Why the previously unpublished poem is a revelation
Selina Lai-HendersonImage Content Callouts
- At the time of composition, China was officially called the People’s Republic of China, which was founded in 1949 by Mao Zedong. When Hughes visited in 1933, the country was known as the Republic of China, which was under the rule of the nationalist Kuomintang led by Chiang Kai-shek. Hughes recounts the details of his visit in his 1956 memoir, I Wonder as I Wander.
- The poem appears to start in medias res, suggesting that Hughes imagined it as being a sequel to his 1937 poem “Roar, China!,” in which he also alludes to China as an “old lion of the East.” The earlier poem was written in support of China in the second Sino-Japanese War (1937–45).
- The grammatical error, that is, “it” instead of “its” in the second line of the poem, suggests that this is a first draft. No subsequent revisions of the handwritten poem have been found in the Langston Hughes papers.

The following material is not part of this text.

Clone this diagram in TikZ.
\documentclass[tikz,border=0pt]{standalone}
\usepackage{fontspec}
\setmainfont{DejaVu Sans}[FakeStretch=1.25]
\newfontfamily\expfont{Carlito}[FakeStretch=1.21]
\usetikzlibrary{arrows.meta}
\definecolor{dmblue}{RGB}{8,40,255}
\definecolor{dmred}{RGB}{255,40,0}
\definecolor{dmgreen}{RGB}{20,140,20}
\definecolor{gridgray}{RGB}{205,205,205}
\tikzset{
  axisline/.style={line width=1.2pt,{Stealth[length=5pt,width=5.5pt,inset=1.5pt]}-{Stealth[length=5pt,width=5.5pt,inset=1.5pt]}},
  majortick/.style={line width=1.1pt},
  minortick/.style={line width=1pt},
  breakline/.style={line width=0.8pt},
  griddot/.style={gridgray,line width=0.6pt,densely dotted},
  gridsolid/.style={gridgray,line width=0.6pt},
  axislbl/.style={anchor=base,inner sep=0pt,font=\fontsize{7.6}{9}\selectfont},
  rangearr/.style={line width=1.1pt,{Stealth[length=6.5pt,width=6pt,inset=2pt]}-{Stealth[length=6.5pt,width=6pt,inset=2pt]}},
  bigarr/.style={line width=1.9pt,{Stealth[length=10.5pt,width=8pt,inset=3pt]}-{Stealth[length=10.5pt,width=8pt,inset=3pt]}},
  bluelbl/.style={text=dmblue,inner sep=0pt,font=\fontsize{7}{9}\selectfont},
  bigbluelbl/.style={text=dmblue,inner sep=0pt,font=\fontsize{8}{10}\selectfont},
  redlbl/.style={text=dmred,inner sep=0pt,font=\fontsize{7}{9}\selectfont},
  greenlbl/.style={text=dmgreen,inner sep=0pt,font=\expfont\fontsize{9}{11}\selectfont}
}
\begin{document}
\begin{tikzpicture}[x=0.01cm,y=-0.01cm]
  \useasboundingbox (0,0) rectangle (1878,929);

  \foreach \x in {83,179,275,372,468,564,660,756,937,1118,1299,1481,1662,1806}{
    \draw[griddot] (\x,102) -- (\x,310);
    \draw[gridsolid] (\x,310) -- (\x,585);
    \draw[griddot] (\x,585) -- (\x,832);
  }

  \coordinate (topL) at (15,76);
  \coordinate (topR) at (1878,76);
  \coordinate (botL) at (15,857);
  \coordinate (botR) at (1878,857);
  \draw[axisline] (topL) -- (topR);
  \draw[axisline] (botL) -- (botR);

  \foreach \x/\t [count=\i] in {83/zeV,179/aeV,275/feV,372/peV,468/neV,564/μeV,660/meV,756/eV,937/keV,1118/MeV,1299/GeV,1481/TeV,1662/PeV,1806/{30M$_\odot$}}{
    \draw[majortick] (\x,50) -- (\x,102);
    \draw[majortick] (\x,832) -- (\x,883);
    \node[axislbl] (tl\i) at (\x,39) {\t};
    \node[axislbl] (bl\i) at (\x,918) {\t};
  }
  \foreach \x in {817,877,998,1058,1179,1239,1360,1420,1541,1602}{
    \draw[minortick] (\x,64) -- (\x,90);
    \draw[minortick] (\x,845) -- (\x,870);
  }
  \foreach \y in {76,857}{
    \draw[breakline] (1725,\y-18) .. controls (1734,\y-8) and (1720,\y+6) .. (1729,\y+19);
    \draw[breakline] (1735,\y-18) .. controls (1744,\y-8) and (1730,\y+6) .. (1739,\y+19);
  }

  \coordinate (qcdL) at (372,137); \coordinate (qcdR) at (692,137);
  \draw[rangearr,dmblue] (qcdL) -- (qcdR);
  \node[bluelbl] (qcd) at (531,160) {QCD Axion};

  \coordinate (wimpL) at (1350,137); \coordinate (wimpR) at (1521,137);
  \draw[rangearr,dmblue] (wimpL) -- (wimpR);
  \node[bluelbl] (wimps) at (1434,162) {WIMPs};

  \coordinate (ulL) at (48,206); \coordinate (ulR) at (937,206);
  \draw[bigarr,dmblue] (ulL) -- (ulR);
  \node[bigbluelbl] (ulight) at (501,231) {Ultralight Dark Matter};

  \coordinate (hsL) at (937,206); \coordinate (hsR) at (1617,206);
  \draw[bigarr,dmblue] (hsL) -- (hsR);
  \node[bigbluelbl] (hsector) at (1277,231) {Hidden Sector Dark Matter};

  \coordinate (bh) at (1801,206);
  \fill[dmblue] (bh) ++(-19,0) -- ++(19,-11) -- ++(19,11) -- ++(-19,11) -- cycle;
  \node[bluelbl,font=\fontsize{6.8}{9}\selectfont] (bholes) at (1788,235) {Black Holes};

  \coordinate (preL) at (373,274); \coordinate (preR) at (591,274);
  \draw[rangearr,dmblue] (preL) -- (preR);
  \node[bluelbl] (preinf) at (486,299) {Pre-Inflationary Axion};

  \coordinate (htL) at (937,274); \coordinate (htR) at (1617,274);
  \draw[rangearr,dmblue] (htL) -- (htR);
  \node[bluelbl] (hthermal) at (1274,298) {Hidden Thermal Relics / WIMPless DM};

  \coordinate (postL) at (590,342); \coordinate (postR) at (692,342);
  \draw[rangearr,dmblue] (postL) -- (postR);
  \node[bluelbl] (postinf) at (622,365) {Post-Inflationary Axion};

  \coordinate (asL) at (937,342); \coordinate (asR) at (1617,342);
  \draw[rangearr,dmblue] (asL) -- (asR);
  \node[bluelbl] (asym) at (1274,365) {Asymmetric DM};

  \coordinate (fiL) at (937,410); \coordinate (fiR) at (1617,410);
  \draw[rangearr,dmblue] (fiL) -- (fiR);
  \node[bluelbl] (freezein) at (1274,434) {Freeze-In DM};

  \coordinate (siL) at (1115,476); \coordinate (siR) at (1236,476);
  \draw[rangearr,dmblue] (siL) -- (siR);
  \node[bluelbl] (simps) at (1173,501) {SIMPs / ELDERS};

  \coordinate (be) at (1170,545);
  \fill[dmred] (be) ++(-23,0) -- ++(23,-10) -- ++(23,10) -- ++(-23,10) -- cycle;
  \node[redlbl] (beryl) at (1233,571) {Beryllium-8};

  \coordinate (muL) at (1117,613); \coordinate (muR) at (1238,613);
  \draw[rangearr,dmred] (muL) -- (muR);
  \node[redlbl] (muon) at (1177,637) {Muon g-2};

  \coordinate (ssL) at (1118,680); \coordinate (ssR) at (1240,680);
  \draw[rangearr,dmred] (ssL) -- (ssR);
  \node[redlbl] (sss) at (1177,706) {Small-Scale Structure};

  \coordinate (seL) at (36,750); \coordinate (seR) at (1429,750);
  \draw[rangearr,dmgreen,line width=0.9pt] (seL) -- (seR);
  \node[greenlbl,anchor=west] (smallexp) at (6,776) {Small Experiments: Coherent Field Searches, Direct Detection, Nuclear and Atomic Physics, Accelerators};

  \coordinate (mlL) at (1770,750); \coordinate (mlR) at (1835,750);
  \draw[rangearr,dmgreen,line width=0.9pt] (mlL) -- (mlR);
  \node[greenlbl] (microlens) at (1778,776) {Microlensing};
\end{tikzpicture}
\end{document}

- In describing China as an “old lion” being “confined” within its cage, is Hughes reflecting on what continued to be a long isolationist period of Chinese history, which had begun in 1949 with the founding of the People’s Republic? The poem was written shortly before the start of the Chinese Cultural Revolution, during which China’s preoccupation with consolidating its ideological vision among its citizenry and within its national borders would further isolate the country in the international scene.
- In addition to Paris, Hughes traveled with his secretary George Bass to Marseilles and Venice, followed by a two-week cruise of the Adriatic and the Mediterranean. The ship reached Dubrovnik in Yugoslavia, then sailed to Athens and the island of Rhodes in Greece and the port of Haifa in Israel.
“China” by Langston Hughes, copyright © 2023. Used by permission of Harold Ober Associates and International Literary Properties LLC. Image courtesy Langston Hughes Papers. James Weldon Johnson Collection in the Yale Collection of American Literature, Beinecke Rare Book and Manuscript Library.
During the summer of 2019, I was wading through the Langston Hughes papers in the Beinecke Rare Book and Manuscript Library at Yale for a book I am writing on Afro-Asian encounters in the twentieth century. I was researching Hughes’s fascinating 1933 visit to interwar China and the impact that Hughes had on the country’s literary scene as the first black intellectual to set foot on Chinese soil. Hughes’s trip elevated African Americans in the Chinese cultural imagination. Among the most unexpected discoveries that I made in the archive was an unfamiliar poem by Hughes, which I soon realized had never been published. Titled “China,” the piece is made up of just six lines that the sixty-two-year-old poet scribbled on August 26, 1963, in Paris during a two-month tour of Europe.
What I find striking about the poem is its deeply transnational context. It was written two days before the March on Washington for Jobs and Freedom, where Dr. Martin Luther King Jr. would deliver his “I Have a Dream” speech, and just one day prior to W.E.B. Du Bois’s passing in Ghana. Du Bois had long been fascinated with China, visiting the country in 1936 and again with his wife, Shirley Graham Du Bois, in 1959 and 1962. Hughes, too, kept thinking about China long after his visit to Shanghai—as evidenced by this short poem written three decades later. While Hughes’s absence from the United States during the height of the Civil Rights Movement aroused curiosity at home, his message was clear: the long history of racial struggles would not be resolved until Americans looked beyond their borders for lessons from the global landscape of racial oppression.
Because he had been accused of communist leanings, Hughes in the post-McCarthy era remained publicly ambivalent about China. However, his short poem is certainly supportive of Maoist China’s proletarian effort to empower the globally oppressed—a vision, too, articulated in Mao’s “Statement Supporting the American Negroes in Their Just Struggle Against Racial Discrimination by U.S. Imperialism” issued earlier the same month, on August 8, 1963.